Organized by City of Edmonds Senior Planner Kernen Lien, Thursday’s tour provided the opportunity for those concerned about the potential effects of the project on the marsh environment to learn about, ask questions and voice concerns about the proposed work, and have these included in the final plan.

Point Edwards, a condominium community overlooking the Edmonds waterfront,  has been granted an extension until July 27 to respond to the city’s request to include a heron study. They will also use this extension to take another look at the SEPA study, add more bird and wildlife names, and include the man-made storm detention pond between the condo building and the westernmost slope.

Point Edwards Landscape Manager Bel’ Johnson points out a copse of alder on the west section of the slope that are proposed for removal (red flagging) and coppicing (blue flagging).
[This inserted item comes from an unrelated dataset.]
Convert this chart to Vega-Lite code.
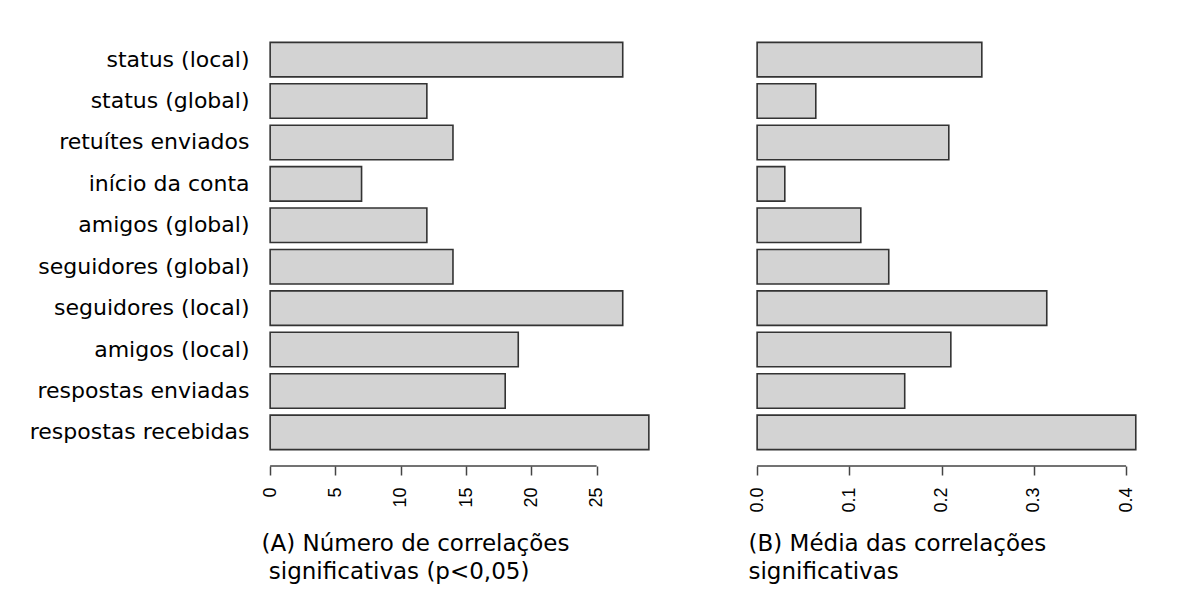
{
  "$schema": "https://vega.github.io/schema/vega-lite/v6.json",
  "background": "white",
  "padding": {"left": 5, "top": 26, "right": 5, "bottom": 5},
  "config": {"view": {"stroke": null}},
  "datasets": {
    "corr": [
      {"item": "status (local)", "count": 27, "mean": 0.2436},
      {"item": "status (global)", "count": 12, "mean": 0.0636},
      {"item": "retuítes enviados", "count": 14, "mean": 0.2078},
      {"item": "início da conta", "count": 7, "mean": 0.030},
      {"item": "amigos (global)", "count": 12, "mean": 0.1124},
      {"item": "seguidores (global)", "count": 14, "mean": 0.1427},
      {"item": "seguidores (local)", "count": 27, "mean": 0.314},
      {"item": "amigos (local)", "count": 19, "mean": 0.210},
      {"item": "respostas enviadas", "count": 18, "mean": 0.160},
      {"item": "respostas recebidas", "count": 29, "mean": 0.4105}
    ]
  },
  "spacing": 78,
  "hconcat": [
    {
      "width": 409,
      "height": 440,
      "layer": [
        {
          "data": {"name": "corr"},
          "mark": {"type": "bar", "fill": "#d3d3d3", "stroke": "#333333", "strokeWidth": 1.6},
          "encoding": {
            "y": {
              "field": "item", "type": "nominal", "sort": null,
              "scale": {"paddingInner": 0.1667, "paddingOuter": 0.395},
              "axis": {"title": null, "domain": false, "ticks": false, "labelPadding": 6, "labelFont": "DejaVu Sans", "labelFontSize": 22, "labelColor": "#000000", "labelLimit": 400, "minExtent": 250, "maxExtent": 250}
            },
            "x": {
              "field": "count", "type": "quantitative",
              "scale": {"domain": [-1.16, 30.16], "nice": false, "zero": false},
              "axis": {
                "values": [0, 5, 10, 15, 20, 25],
                "grid": false, "domain": false,
                "tickColor": "#444444", "tickWidth": 1.5, "tickSize": 9,
                "labelAngle": -90, "labelPadding": 12, "labelFont": "Liberation Sans", "labelFontSize": 18, "labelColor": "#000000",
                "title": ["(A) Número de correlações", "\u200b\u00a0significativas (p<0,05)"],
                "titleFont": "DejaVu Sans", "titleFontSize": 23, "titleFontWeight": "normal", "titleColor": "#000000",
                "titleAlign": "left", "titleAnchor": "start", "titleBaseline": "alphabetic",
                "titleX": 6, "titleY": 84, "titleLineHeight": 28
              }
            }
          }
        },
        {
          "data": {"values": [{}]},
          "mark": {"type": "rule", "color": "#444444", "strokeWidth": 1.5},
          "encoding": {
            "x": {"datum": 0, "type": "quantitative", "scale": {"domain": [-1.16, 30.16], "nice": false, "zero": false}},
            "x2": {"datum": 25},
            "y": {"value": "height"}
          }
        }
      ]
    },
    {
      "width": 409,
      "height": 440,
      "layer": [
        {
          "data": {"name": "corr"},
          "mark": {"type": "bar", "fill": "#d3d3d3", "stroke": "#333333", "strokeWidth": 1.6},
          "encoding": {
            "y": {
              "field": "item", "type": "nominal", "sort": null,
              "scale": {"paddingInner": 0.1667, "paddingOuter": 0.395},
              "axis": null
            },
            "x": {
              "field": "mean", "type": "quantitative",
              "scale": {"domain": [-0.0164, 0.427], "nice": false, "zero": false},
              "axis": {
                "values": [0, 0.1, 0.2, 0.3, 0.4], "format": ".1f",
                "grid": false, "domain": false,
                "tickColor": "#444444", "tickWidth": 1.5, "tickSize": 9,
                "labelAngle": -90, "labelPadding": 12, "labelFont": "Liberation Sans", "labelFontSize": 18, "labelColor": "#000000",
                "title": ["(B) Média das correlações", "significativas"],
                "titleFont": "DejaVu Sans", "titleFontSize": 23, "titleFontWeight": "normal", "titleColor": "#000000",
                "titleAlign": "left", "titleAnchor": "start", "titleBaseline": "alphabetic",
                "titleX": 6, "titleY": 84, "titleLineHeight": 28
              }
            }
          }
        },
        {
          "data": {"values": [{}]},
          "mark": {"type": "rule", "color": "#444444", "strokeWidth": 1.5},
          "encoding": {
            "x": {"datum": 0, "type": "quantitative", "scale": {"domain": [-0.0164, 0.427], "nice": false, "zero": false}},
            "x2": {"datum": 0.4},
            "y": {"value": "height"}
          }
        }
      ]
    }
  ]
}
In this case the alders proposed for removal are encroaching on existing shore pines, and when gone will give these more room to spread and grow. Coppicing removes the trunks but leaves the root system intact to enhance slope stabilization. Coppiced alders will regrow.
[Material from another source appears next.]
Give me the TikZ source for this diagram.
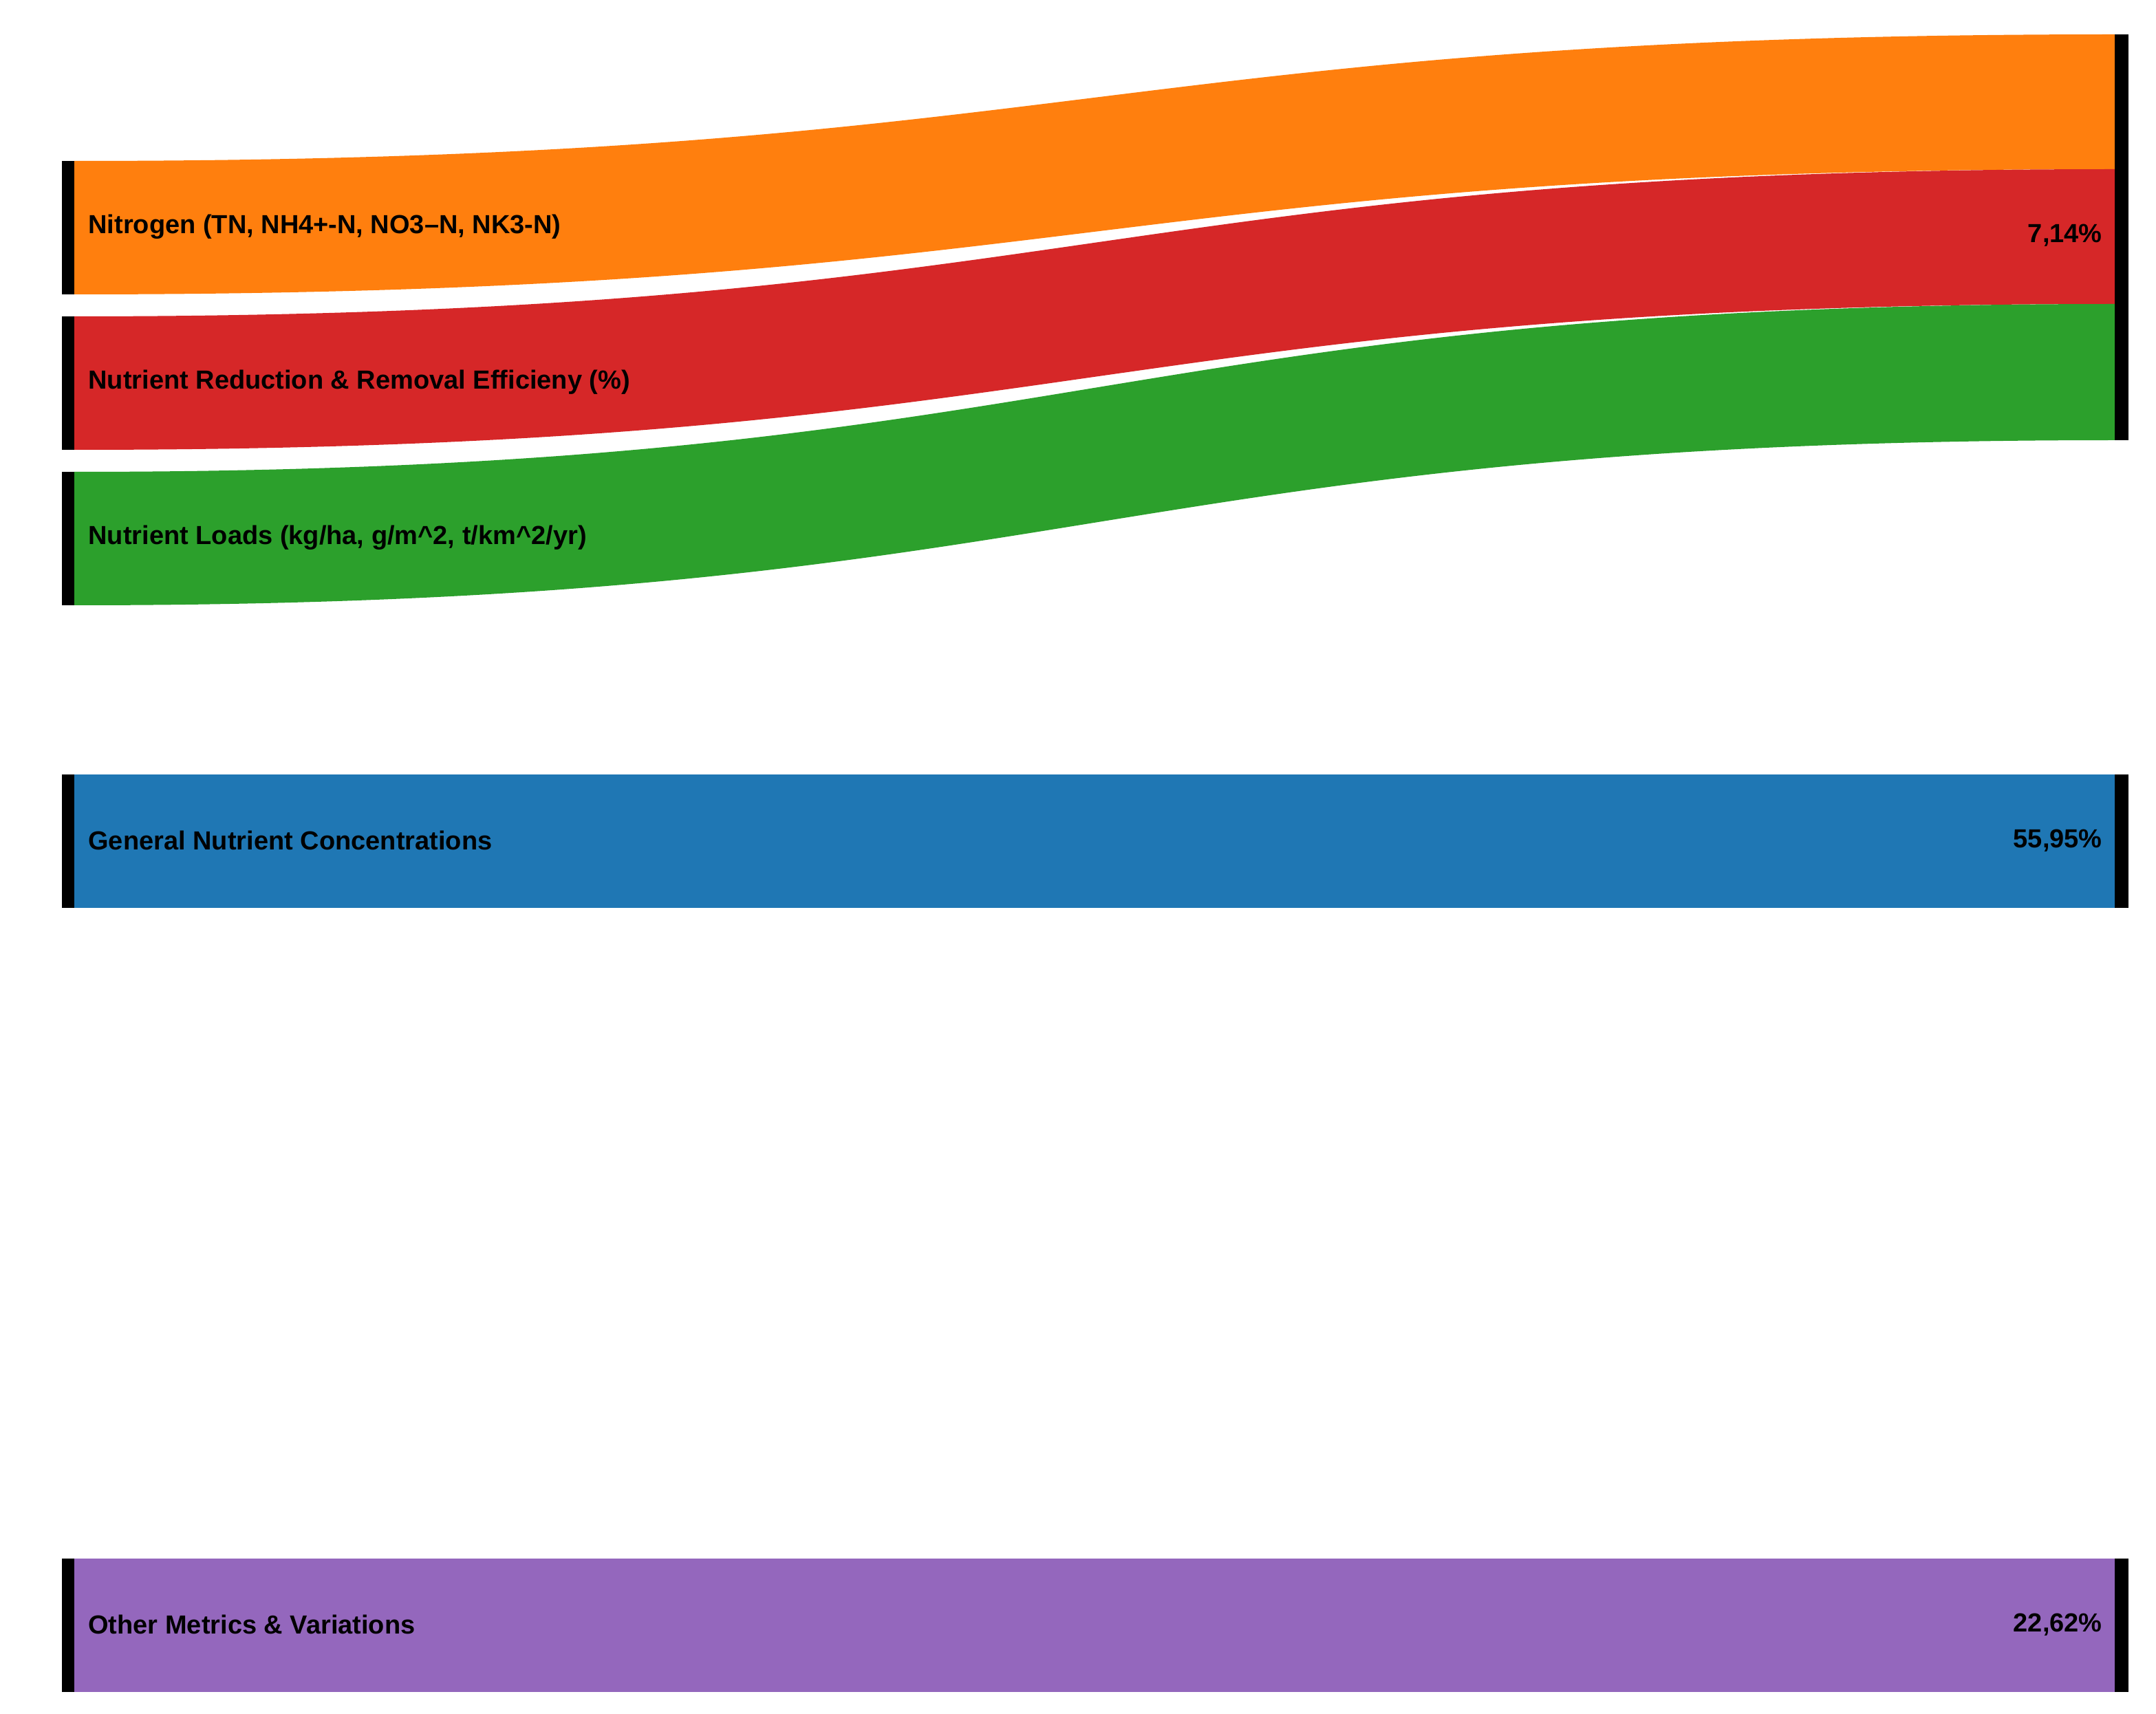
\documentclass[tikz,border=0pt]{standalone}
\usepackage{fontspec}
\setmainfont{Liberation Sans}
\definecolor{cO}{HTML}{FF7F0E}
\definecolor{cR}{HTML}{D62728}
\definecolor{cG}{HTML}{2CA02C}
\definecolor{cB}{HTML}{1F77B4}
\definecolor{cP}{HTML}{9467BD}
\begin{document}
\begin{tikzpicture}[x=1pt,y=-1pt,
  bar/.style={fill=black,draw=none},
  lab/.style={anchor=west,font=\bfseries\fontsize{19}{22}\selectfont,inner sep=0pt},
  rlab/.style={anchor=east,font=\bfseries\fontsize{19}{22}\selectfont,inner sep=0pt}]
\useasboundingbox (0,0) rectangle (1567,1246);
% flows
\newcommand{\flow}[5]{\fill[#1] (54,#2) .. controls (795,#2) and (795,#4) .. (1537,#4) -- (1537,#5) .. controls (795,#5) and (795,#3) .. (54,#3) -- cycle;}
\flow{cO}{117}{214}{25}{123}
\flow{cR}{230}{327}{123}{221}
\flow{cG}{343}{440}{221}{320}
\fill[cB] (54,563) rectangle (1537,660);
\fill[cP] (54,1133) rectangle (1537,1230);
% bars
\fill[bar] (45,117) rectangle (54,214);
\fill[bar] (45,230) rectangle (54,327);
\fill[bar] (45,343) rectangle (54,440);
\fill[bar] (45,563) rectangle (54,660);
\fill[bar] (45,1133) rectangle (54,1230);
\fill[bar] (1537,25) rectangle (1547,320);
\fill[bar] (1537,563) rectangle (1547,660);
\fill[bar] (1537,1133) rectangle (1547,1230);
% labels
\node[lab] (n1) at (64,165) {Nitrogen (TN, NH4+-N, NO3--N, NK3-N)};
\node[lab] (n2) at (64,278) {Nutrient Reduction \& Removal Efficieny (\%)};
\node[lab] (n3) at (64,391) {Nutrient Loads (kg/ha, g/m\^{}2, t/km\^{}2/yr)};
\node[lab] (n4) at (64,611) {General Nutrient Concentrations};
\node[lab] (n5) at (64,1181) {Other Metrics \& Variations};
\node[rlab] (r1) at (1528,171) {7,14\%};
\node[rlab] (r2) at (1528,611) {55,95\%};
\node[rlab] (r3) at (1528,1181) {22,62\%};
\end{tikzpicture}
\end{document}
“Our primary goal with this project is slope preservation and stabilization,” said Point Edwards Landscape Manager Bel’ Johnson as she welcomed attendees. “We have worked diligently to develop a plan that fosters diversity in plant life so that food and forage for the birds and other wildlife will be enhanced. The wildlife inhabiting our slopes is an important part of living at Point Edwards and to the Edmonds community as a whole, and this plan aims to retain and enhance these benefits as we move into the future.”
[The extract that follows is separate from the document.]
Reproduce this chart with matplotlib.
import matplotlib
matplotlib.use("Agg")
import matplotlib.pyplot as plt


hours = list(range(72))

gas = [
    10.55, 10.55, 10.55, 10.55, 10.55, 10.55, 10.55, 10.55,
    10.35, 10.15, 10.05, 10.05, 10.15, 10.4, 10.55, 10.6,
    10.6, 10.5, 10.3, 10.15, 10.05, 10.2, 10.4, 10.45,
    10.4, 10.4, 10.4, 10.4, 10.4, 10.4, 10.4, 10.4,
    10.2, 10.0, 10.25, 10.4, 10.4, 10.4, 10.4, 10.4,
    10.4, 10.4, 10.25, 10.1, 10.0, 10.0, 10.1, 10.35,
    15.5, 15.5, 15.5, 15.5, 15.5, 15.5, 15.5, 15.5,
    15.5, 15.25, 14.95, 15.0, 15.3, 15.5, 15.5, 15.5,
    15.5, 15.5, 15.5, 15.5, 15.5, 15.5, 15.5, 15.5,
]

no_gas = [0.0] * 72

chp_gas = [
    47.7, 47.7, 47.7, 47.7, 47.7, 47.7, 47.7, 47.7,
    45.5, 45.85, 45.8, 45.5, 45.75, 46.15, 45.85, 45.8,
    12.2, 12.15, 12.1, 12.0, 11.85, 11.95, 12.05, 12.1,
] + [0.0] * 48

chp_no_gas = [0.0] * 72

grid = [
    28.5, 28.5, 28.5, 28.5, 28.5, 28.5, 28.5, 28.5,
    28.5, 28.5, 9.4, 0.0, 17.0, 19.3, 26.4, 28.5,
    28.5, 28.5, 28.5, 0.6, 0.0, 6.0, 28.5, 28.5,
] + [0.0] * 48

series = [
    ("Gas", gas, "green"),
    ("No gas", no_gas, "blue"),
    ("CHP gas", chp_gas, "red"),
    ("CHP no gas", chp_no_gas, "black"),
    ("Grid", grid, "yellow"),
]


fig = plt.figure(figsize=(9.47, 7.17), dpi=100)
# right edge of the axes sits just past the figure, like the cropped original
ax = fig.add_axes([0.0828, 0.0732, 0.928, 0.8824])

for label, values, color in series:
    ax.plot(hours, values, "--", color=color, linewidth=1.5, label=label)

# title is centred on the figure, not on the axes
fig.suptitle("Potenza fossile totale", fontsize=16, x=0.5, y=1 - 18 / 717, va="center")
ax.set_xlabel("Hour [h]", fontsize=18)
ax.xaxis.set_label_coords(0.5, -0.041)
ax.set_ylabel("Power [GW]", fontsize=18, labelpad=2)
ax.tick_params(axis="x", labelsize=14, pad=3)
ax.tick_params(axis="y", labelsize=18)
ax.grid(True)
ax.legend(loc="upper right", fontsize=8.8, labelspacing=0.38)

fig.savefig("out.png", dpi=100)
The project includes the natural areas on north and west slopes that fall within the property boundaries of Point Edwards, which extend roughly 50 feet beyond the existing paved public walkway.  Areas further downslope are part of the Chevron/Unocal property and outside the Point Edwards boundary; hence they do not fall within the proposed plan.

A situation the plan hopes to avoid by careful management is trees becoming uprooted during windstorms and due to slope destabilization. This tree is just outside the Point Edwards boundary (indicated by the red stake) on the Unocal property.

In addition to enhancing runoff control and water quality, the slope forms a continuous wildlife corridor used by deer, coyote and more than 70 species of birds.

Among the tour attendees was Scott Markowitz of the Pilchuck Audubon Society, who has been working with the Save Our Marsh group to identify bird species and how they interact with the marsh environment.

“A primary concern is with the timing of the proposed activities,” he stressed. “I want to see any activity such as tree removal, pruning, etc. not coincide with times of nesting and other sensitive periods in the life cycles of these inhabitants.”

Bel’ Johnson, left, and consultant Justina Kraus of Champion Tree Care. Kraus has been the primary source of botanical expertise on the project.

This concern was echoed by Point Edwards arborist consultant Justina Kraus, who has been working closely with Point Edwards on the plan.

“It’s much better to do all the work just once rather than spread it out,” she explained. “And it’s more than just trees – the shrub understory provides critical shelter and food for wildlife and the less we disturb it the better.”

Another of Markowitz’s concerns is the potential of adding view corridors for the benefit of Point Edwards residents that would create breaks in what is now a continuous wildlife corridor along the north and west slopes.

A red-winged blackbird visits the cattails in the made-made storm detention pond between the condo building and the west slope area. While not a natural area, the detention pond is being added to the SEPA study.

“There is a high density of different species along this corridor, especially the section just above the fish hatchery where we have observed more than 70 distinct bird species,” he explained. “Many travel back and forth through this area in ‘feeding flocks’ and creating gaps carries the potential to disrupt this.”

Responding directly to this concern, Point Edwards Homeowners Association President Mike Mitchell made it clear that while views are important, other factors take precedence.

“People talk about residents wanting to cut trees to maintain views, and as part of our commitment to our residents we are under obligation to preserve views,” he explained. “However, we are already losing views due to vegetation growth on the Unocal property [over which Point Edwards has no control]. We also need to maintain slope integrity not only to take care of views, but also maintain the wildlife which is a critical part of the ambiance of living at Point Edwards. For us, in the end, protecting slope integrity and wildlife is a higher goal than views.”

Point Edwards Homeowners Association President Mike Mitchell points out the Alders growing on the adjacent Unocal property, which have the potential to block views but are not under the purview of Point Edwards.

Mitchell added that in several cases residents asked Landscape Manager Johnson to cut trees to enhance their views and she refused, citing wildlife and slope integrity as the reasons.

“And what’s wrong with a nice green forest view,” observed Johnson. “Point Edwards is a special area. We have formal gardens plus all this natural beauty on the slopes. Add to this the chance to observe, photograph, and interact with a wide diversity of wildlife. It’s a resource not just for Point Edwards residents, but for the community as a whole.”

— Story and photos by Larry Vogel

  1. This meeting and site visit was a great example of how Edmonds residents can work together as a community to achieve common goals. The Save Our Marsh group really appreciates the Pt Edwards HOA willingness to meet and conduct a site visit to discuss incorporating wildlife needs in their landscape plans.

  2. As a former long-time resident and board member of Point Edwards, I can personally testify that ‘Bel Johnson, Mike Mitchell, the entire PEOA Board, and almost all PE residents truly do care about preserving the diversity and health of all life on the slope. Congratulations to Bel and the board for working tirelessly and responsibly on this project for years. I am confident that the end result will be a credit to the Edmonds community and to the preservation and enhancement of the Edmonds marsh and its wildlife.

  3. These are all amazing, responsible citizens, showing what can be done together. We should all take pride in this project, and these dedicated professionals who find “common ground”, they all should be commended, and held up as a great example of the unity of Edmonds.